Faulkner believes that the CIO role has evolved over the last four years as less of a pure service provider and much more of an integrated part of the senior business management team.

"When you look at how much of the strategy in the investment bank is predicated or handled and driven by the tech team it's the majority not the minority. The requirement is for the CIO to be very engaged with the management levels and active in helping them define their strategy on the back of that - that has grown exponentially over the last four or five years and that requires some more general management type skills than may have been traditionally the case for the CIO," he suggests.

And is there space for the chief digital officer and chief data officer, or is the role of the CIO slowly being broken down or replaced by other roles?
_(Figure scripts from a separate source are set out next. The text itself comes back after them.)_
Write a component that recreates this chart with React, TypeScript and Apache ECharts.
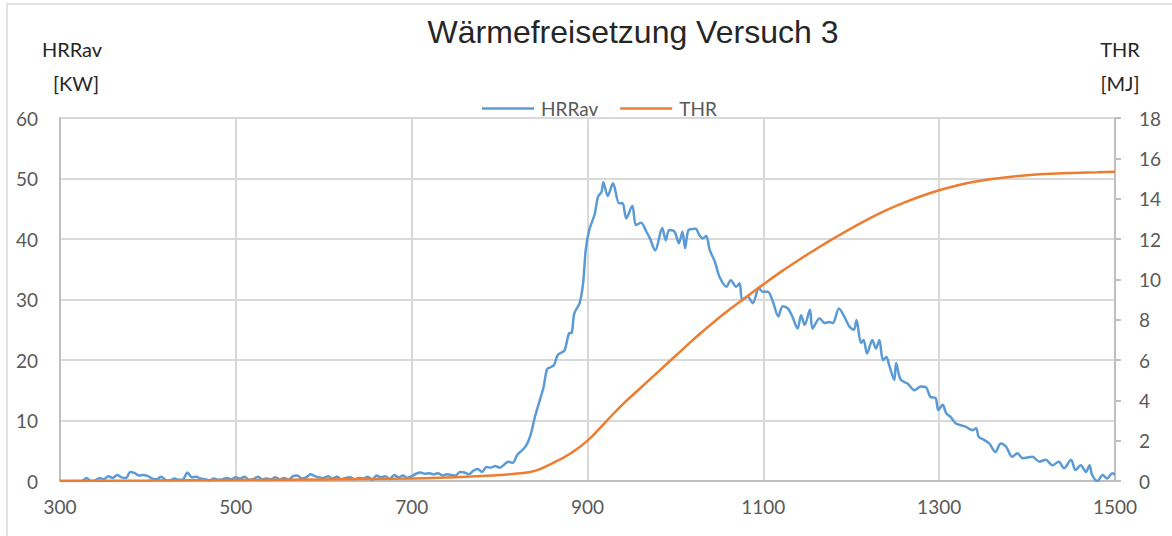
import React, { useEffect, useRef } from "react";
import * as echarts from "echarts";

const titleText = "Wärmefreisetzung Versuch 3";
const leftAxisName = ["HRRav", "[KW]"];
const rightAxisName = ["THR", "[MJ]"];
const seriesNames = ["HRRav", "THR"];

const hrrTime = [
  300, 305, 310, 315, 320, 325, 330, 335, 340, 345, 350, 355, 360, 365, 370, 375, 380, 385, 390, 395,
  400, 405, 410, 415, 420, 425, 430, 435, 440, 445, 450, 455, 460, 465, 470, 475, 480, 485, 490, 495,
  500, 505, 510, 515, 520, 525, 530, 535, 540, 545, 550, 555, 560, 565, 570, 575, 580, 585, 590, 595,
  600, 605, 610, 615, 620, 625, 630, 635, 640, 645, 650, 655, 660, 665, 670, 675, 680, 685, 690, 695,
  700, 705, 710, 715, 720, 725, 730, 735, 740, 745, 750, 755, 760, 765, 770, 775, 780, 785, 790, 795,
  800, 805, 810, 815, 820, 825, 830, 835, 840, 845, 850, 854, 858, 862, 866, 870, 874, 879, 882, 885,
  891, 895, 898, 902, 908, 912, 916, 918, 923, 929, 936, 940, 944, 951, 955, 961, 967, 971, 977, 985,
  989, 993, 999, 1004, 1008, 1011, 1015, 1023, 1027, 1031, 1035, 1039, 1045, 1050, 1058, 1063, 1069, 1073, 1076, 1082,
  1088, 1095, 1099, 1105, 1111, 1117, 1122, 1128, 1133, 1139, 1143, 1147, 1153, 1156, 1164, 1170, 1175, 1179, 1186, 1192,
  1198, 1203, 1206, 1211, 1214, 1218, 1224, 1228, 1232, 1236, 1240, 1243, 1249, 1251, 1256, 1264, 1272, 1279, 1285, 1290,
  1296, 1299, 1304, 1308, 1313, 1319, 1330, 1338, 1342, 1345, 1351, 1357, 1364, 1370, 1376, 1383, 1389, 1395, 1406, 1414,
  1421, 1429, 1436, 1442, 1450, 1455, 1461, 1467, 1471, 1474, 1480, 1486, 1491, 1497, 1500,
];
const hrrValue = [
  0, 0, 0, 0, 0, 0, 0.5, 0, 0.1, 0.5, 0.3, 0.8, 0.5, 1.0, 0.6, 0.5, 1.5, 1.3, 0.9, 1.0,
  0.8, 0.4, 0.3, 0.7, 0.2, 0.1, 0.4, 0.2, 0.3, 1.4, 0.6, 0.7, 0.4, 0.3, 0.1, 0.4, 0.2, 0.3, 0.5, 0.3,
  0.6, 0.4, 0.7, 0.2, 0.3, 0.7, 0.3, 0.4, 0.3, 0.6, 0.3, 0.5, 0.2, 0.8, 0.9, 0.4, 0.6, 1.1, 0.8, 0.6,
  0.5, 0.8, 0.4, 0.7, 0.3, 0.5, 0.6, 0.3, 0.5, 0.4, 0.7, 0.2, 0.9, 0.6, 0.8, 0.3, 1.0, 0.6, 0.9, 0.5,
  0.8, 1.2, 1.4, 1.2, 1.3, 1.1, 1.3, 0.9, 1.1, 1.0, 0.9, 1.5, 1.4, 1.1, 1.7, 2.0, 1.5, 2.3, 2.2, 2.5,
  2.2, 2.7, 3.2, 3.0, 4.3, 5.0, 5.8, 7.5, 10.5, 13.0, 15.5, 18.5, 18.8, 19.2, 20.8, 21.2, 21.6, 24.4, 24.5, 27.7,
  29.4, 32.7, 38.2, 41.5, 44, 47, 47.8, 49.4, 47.1, 49.2, 45.9, 45.9, 43.4, 45.5, 42.3, 42.7, 41.2, 40.1, 38.1, 41.8,
  39.8, 41.5, 41.2, 39.3, 41.2, 38.5, 41.5, 41.7, 40.7, 40.1, 40.5, 38.2, 36.2, 33.8, 32.1, 33.2, 32.1, 32.7, 29.9, 30.5,
  29.4, 31.9, 31.3, 31.3, 29.6, 27.2, 28.9, 28.5, 27.2, 25.2, 27.4, 25.8, 28.3, 25.2, 26.9, 26.1, 26.3, 26.1, 28.5, 27.2,
  25.5, 25, 26.6, 22.8, 23.3, 21.1, 23.3, 21.9, 23.3, 20, 20.5, 19.2, 16.7, 19.5, 16.8, 16.1, 15, 15.6, 15.5, 13.9,
  13.7, 11.7, 12.6, 11.2, 10.6, 9.5, 9, 8.4, 8.7, 7.3, 6.8, 6.2, 4.8, 6.2, 5.7, 4, 4.6, 3.75, 4, 3.2,
  3.5, 2.6, 3.2, 2.1, 3.5, 1.8, 2.6, 1.5, 2.6, 1, 0, 1, 0.4, 1.3, 1,
];

const thrTime = [
  300, 400, 500, 600, 700, 750, 800, 820, 840, 860, 880, 900, 920, 940, 960, 980, 1000, 1020, 1040, 1060,
  1080, 1100, 1120, 1140, 1160, 1180, 1200, 1220, 1240, 1260, 1280, 1300, 1320, 1340, 1360, 1380, 1400, 1420, 1440, 1460,
  1480, 1500,
];
const thrValue = [
  0, 0.02, 0.05, 0.08, 0.13, 0.18, 0.3, 0.37, 0.5, 0.88, 1.35, 2.0, 2.9, 3.8, 4.6, 5.4, 6.2, 7.0, 7.75, 8.45,
  9.1, 9.75, 10.37, 10.95, 11.5, 12.03, 12.53, 13.0, 13.43, 13.8, 14.13, 14.42, 14.65, 14.84, 14.98, 15.08, 15.16, 15.22, 15.26, 15.29,
  15.31, 15.33,
];

export default function App() {
  const ref = useRef<HTMLDivElement>(null);
  useEffect(() => {
    if (!ref.current) return;
    const chart = echarts.init(ref.current, null, { renderer: "svg" });
    const font = "Lato, 'Noto Sans', sans-serif";
    const labelColor = "#595959";
    const axisColor = "#BFBFBF";
    const gridColor = "#D9D9D9";
    chart.setOption({
      animation: false,
      backgroundColor: "#ffffff",
      textStyle: { fontFamily: font },
      grid: { left: 60, right: 57, top: 118, bottom: 55, containLabel: false },
      legend: {
        left: 477,
        top: 94,
        icon: "rect",
        itemWidth: 52,
        itemHeight: 2.5,
        itemGap: 22,
        textStyle: { color: labelColor, fontSize: 19, fontFamily: font, padding: [0, 0, 0, 2] },
        data: seriesNames,
      },
      xAxis: {
        type: "value",
        min: 300,
        max: 1500,
        interval: 200,
        axisLine: { show: true, lineStyle: { color: axisColor, width: 2 } },
        axisTick: { show: false },
        axisLabel: {
          color: labelColor,
          fontSize: 19,
          margin: 16,
          fontFamily: font,
          formatter: (v: number) => String(v),
        },
        splitLine: { show: true, lineStyle: { color: gridColor, width: 2 } },
      },
      yAxis: [
        {
          type: "value",
          min: 0,
          max: 60,
          interval: 10,
          axisLine: { show: true, lineStyle: { color: axisColor, width: 2 } },
          axisTick: { show: false },
          axisLabel: { color: labelColor, fontSize: 19, margin: 22, fontFamily: font },
          splitLine: { show: true, lineStyle: { color: gridColor, width: 2 } },
        },
        {
          type: "value",
          min: 0,
          max: 18,
          interval: 2,
          position: "right",
          axisLine: { show: true, lineStyle: { color: axisColor, width: 2 } },
          axisTick: { show: true, length: 6, lineStyle: { color: axisColor, width: 2 } },
          axisLabel: { color: labelColor, fontSize: 19, margin: 24, fontFamily: font },
          splitLine: { show: false },
        },
      ],
      graphic: [
        {
          type: "rect",
          shape: { x: 7, y: 4, width: 1180, height: 545 },
          style: { fill: "none", stroke: "#D9D9D9", lineWidth: 1.5 },
          silent: true,
        },
        {
          type: "text",
          x: 633,
          y: 32,
          style: {
            text: titleText,
            fontSize: 32,
            fontFamily: "'Liberation Sans', Arial, sans-serif",
            fill: "#262626",
            align: "center",
            verticalAlign: "middle",
          },
        },
        {
          type: "text",
          x: 72,
          y: 49,
          style: { text: leftAxisName[0], fontSize: 20, fontFamily: font, fill: "#262626", align: "center", verticalAlign: "middle" },
        },
        {
          type: "text",
          x: 76,
          y: 83,
          style: { text: leftAxisName[1], fontSize: 20, fontFamily: font, fill: "#262626", align: "center", verticalAlign: "middle" },
        },
        {
          type: "text",
          x: 1120,
          y: 49,
          style: { text: rightAxisName[0], fontSize: 20, fontFamily: font, fill: "#262626", align: "center", verticalAlign: "middle" },
        },
        {
          type: "text",
          x: 1120,
          y: 83,
          style: { text: rightAxisName[1], fontSize: 20, fontFamily: font, fill: "#262626", align: "center", verticalAlign: "middle" },
        },
      ],
      series: [
        {
          name: seriesNames[0],
          type: "line",
          yAxisIndex: 0,
          showSymbol: false,
          symbol: "none",
          smooth: 0.3,
          lineStyle: { color: "#5B9BD5", width: 2.5 },
          itemStyle: { color: "#5B9BD5" },
          data: hrrTime.map((t, i) => [t, hrrValue[i]]),
          z: 3,
        },
        {
          name: seriesNames[1],
          type: "line",
          yAxisIndex: 1,
          showSymbol: false,
          symbol: "none",
          smooth: 0.5,
          lineStyle: { color: "#ED7D31", width: 2.5 },
          itemStyle: { color: "#ED7D31" },
          data: thrTime.map((t, i) => [t, thrValue[i]]),
          z: 4,
        },
      ],
    });
    return () => chart.dispose();
  }, []);
  return (
    <div
      ref={ref}
      style={{ position: "fixed", left: 0, top: 0, width: 1172, height: 536, background: "#fff" }}
    />
  );
}
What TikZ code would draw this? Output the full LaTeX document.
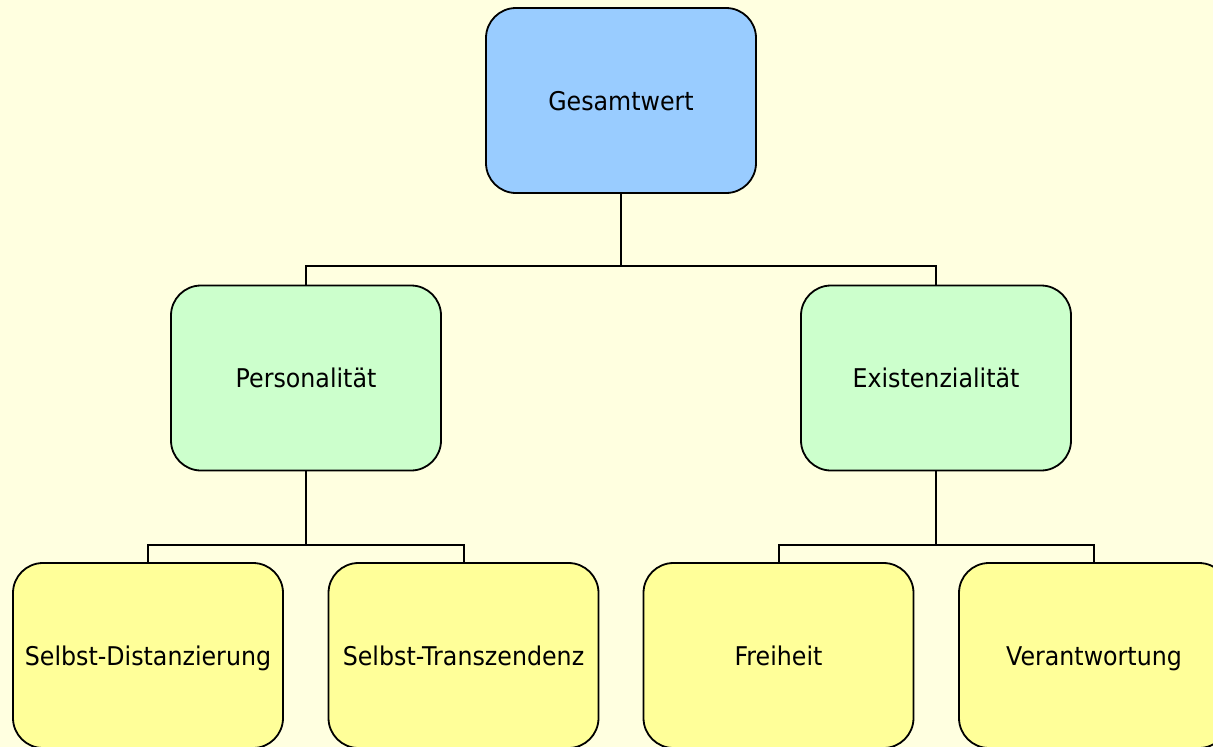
\documentclass[tikz,border=0pt]{standalone}
\usepackage{fontspec}
\setmainfont[FakeStretch=0.92]{DejaVu Sans}
\definecolor{bgc}{HTML}{FFFFE0}
\definecolor{topc}{HTML}{99CCFF}
\definecolor{midc}{HTML}{CCFFCC}
\definecolor{lowc}{HTML}{FFFF99}
\begin{document}
\begin{tikzpicture}[x=1pt,y=-1pt,
  box/.style={draw=black,line width=1.8pt,rounded corners=30pt,minimum width=270pt,minimum height=185pt,inner sep=0pt,text height=22pt,text depth=3pt,font=\fontsize{25.8}{30}\selectfont},
  conn/.style={draw=black,line width=2pt}]
\fill[bgc] (0,0) rectangle (1213,747);
\useasboundingbox (0,0) rectangle (1213,747);
\draw[conn] (621,100) -- (621,266) -| (306,378);
\draw[conn] (621,266) -| (936,378);
\node[box,fill=topc] (g) at (621,100.5) {Gesamtwert};
\node[box,fill=midc] (p) at (306,378) {Personalität};
\node[box,fill=midc] (e) at (936,378) {Existenzialität};
\node[box,fill=lowc] (sd) at (148,655.5) {Selbst-Distanzierung};
\node[box,fill=lowc] (st) at (463.5,655.5) {Selbst-Transzendenz};
\node[box,fill=lowc] (fr) at (778.5,655.5) {Freiheit};
\node[box,fill=lowc] (ve) at (1094,655.5) {Verantwortung};
\coordinate (pj) at (306,545);
\coordinate (ej) at (936,545);
\draw[conn] (p.south) -- (pj) -| (sd.north);
\draw[conn] (pj) -| (st.north);
\draw[conn] (e.south) -- (ej) -| (fr.north);
\draw[conn] (ej) -| (ve.north);
\end{tikzpicture}
\end{document}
"I think they are all roles that are necessary. For me, [to say the CIO role could disappear] is like saying there won't be CEOs in the future - there will always be CEOs in the future and they'll structure their management teams underneath them in ways to help them to manage the business in the way they want to, and it's similar for the CIO.

"I can't imagine a future where there is not somebody who is taking a senior leadership role in a company that isn't generally responsible for technology that it implements - it doesn't make sense for that to happen, but that doesn't preclude other roles like the CDO for example," he concludes.